Roxana Azar’s series Cluster/Eclipse has a lot of unknown qualities. Made to enhance our view of the world the collection of photographs are a series of bold statements. Aesthetic statements, yes, but they provide a different way of looking at the things around us. Each document is perfectly crafted taking on different structures, still keeping some elements of the original scene. These ‘mistakes’, or digital errors, form beautiful spots and marks that infuse with the landscape, but they are deliberate.
The process takes on the role of the handmade through a digital screen. All perfectly placed and manipulated, the photographs do not feel like photographs anymore. The multilayered approach distorts the truth and bends reasoning. It does not read clearly, in fact, it does not follow logic.
The images are stable. Structure survives despite Azar’s attempts to rearrange, leaving everything in uncontrollable order. We do not lose a sense of shape.
Momentum gathers as pebbles plod along the image leaving their mark. The series delivers impact after impact until we learn the language attempted through the manipulation. They are speaking on a different level and go past aesthetic connotations and embark upon a rethink of the image. With the subject not quite clear, the objects create beautiful attempts to reflect reality, without fully committing to documentation. They make no attempt to be real or reflective of the environments around us; they are almost fictional.
The conquest of shapes and layers makes it a difficult image to decipher, leaving us wandering around in circles. The photographs were once clear and simple to digest; instead the manipulation removes any context they originally had. They are any place, designed to take us nowhere but our own thought processes. Inward and insular they plunge into the depths of the possibility of the image, opening up the options for the photographer to capture what they see or what they may feel. They are reflective documents that do not specifically mention anything, merely whispers a random assortment of letters and words in no particular order.

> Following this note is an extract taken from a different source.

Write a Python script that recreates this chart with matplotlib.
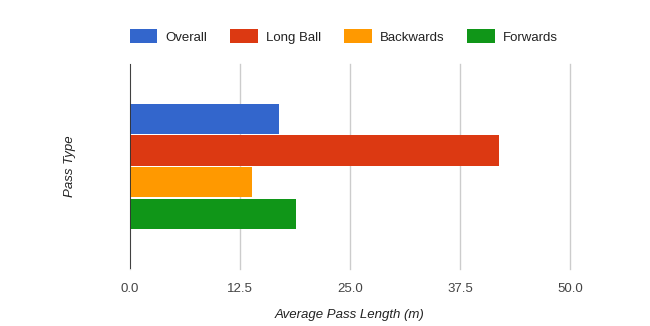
import matplotlib.pyplot as plt
import numpy as np

plt.rcParams['font.family'] = ['Liberation Sans', 'DejaVu Sans']

# average pass length per pass type (metres)
series = ['Overall', 'Long Ball', 'Backwards', 'Forwards']
values = [16.9, 41.9, 13.9, 18.9]
colors = ['#3366cc', '#dc3912', '#ff9900', '#109618']
xticks = [0.0, 12.5, 25.0, 37.5, 50.0]

fig = plt.figure(figsize=(6.5, 3.26), dpi=100)
ax = fig.add_axes([0.2, 0.175, 0.677, 0.629])

bar_h = 0.148
step = 0.155
offsets = (np.arange(len(series)) - (len(series) - 1) / 2) * -step
for name, val, col, off in zip(series, values, colors, offsets):
    ax.barh(off, val, height=bar_h, color=col, label=name, zorder=3)

ax.set_xlim(0, 50)
ax.set_ylim(-0.5, 0.5)
ax.set_xticks(xticks)
ax.set_xticklabels(['%.1f' % t for t in xticks])
ax.set_yticks([])
ax.grid(axis='x', color='#cccccc', linewidth=1, zorder=0)
for gl in ax.get_xgridlines():
    gl.set_clip_on(False)
ax.axvline(0, color='#333333', linewidth=1.3, zorder=4)
for s in ax.spines.values():
    s.set_visible(False)
ax.tick_params(axis='x', length=0, pad=10, labelsize=9.5, labelcolor='#444444')

ax.set_xlabel('Average Pass Length (m)', fontsize=9.5, style='italic',
              color='#222222', labelpad=10)
ax.set_ylabel('Pass Type', fontsize=9.5, style='italic', color='#222222',
              labelpad=39)

fig.legend(loc='center', bbox_to_anchor=(0.529, 0.888), ncol=4, frameon=False,
           fontsize=9.5, handlelength=2.1, handleheight=1.2,
           handletextpad=0.6, columnspacing=1.75, labelcolor='#222222')

fig.savefig('out.png', dpi=100)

Their connection to space is quite clear with the working title hinting at a look at a different land. A land that does not exist, but the magic comes in the form of transforming the space within the photograph to create a playground of thought. The sophisticated execution leaves them as final reflections that make the environment more than what it already is. It makes it something it isn’t. With organic lines and rich colours they complete unknown documents that hint at another way of seeing things. They combine digital technologies with imagination, aesthetic choices and loose structure.
Although Roxana states it is a work in progress, there is a real sense of momentum as the images form. They are patient, slow, quiet in production but make a larger splash when exposed. It reflects the current state of photography, a medium dissatisfied with the limitations of the single image, always trying to break from the frame or expand from expectation, thus forming a new art.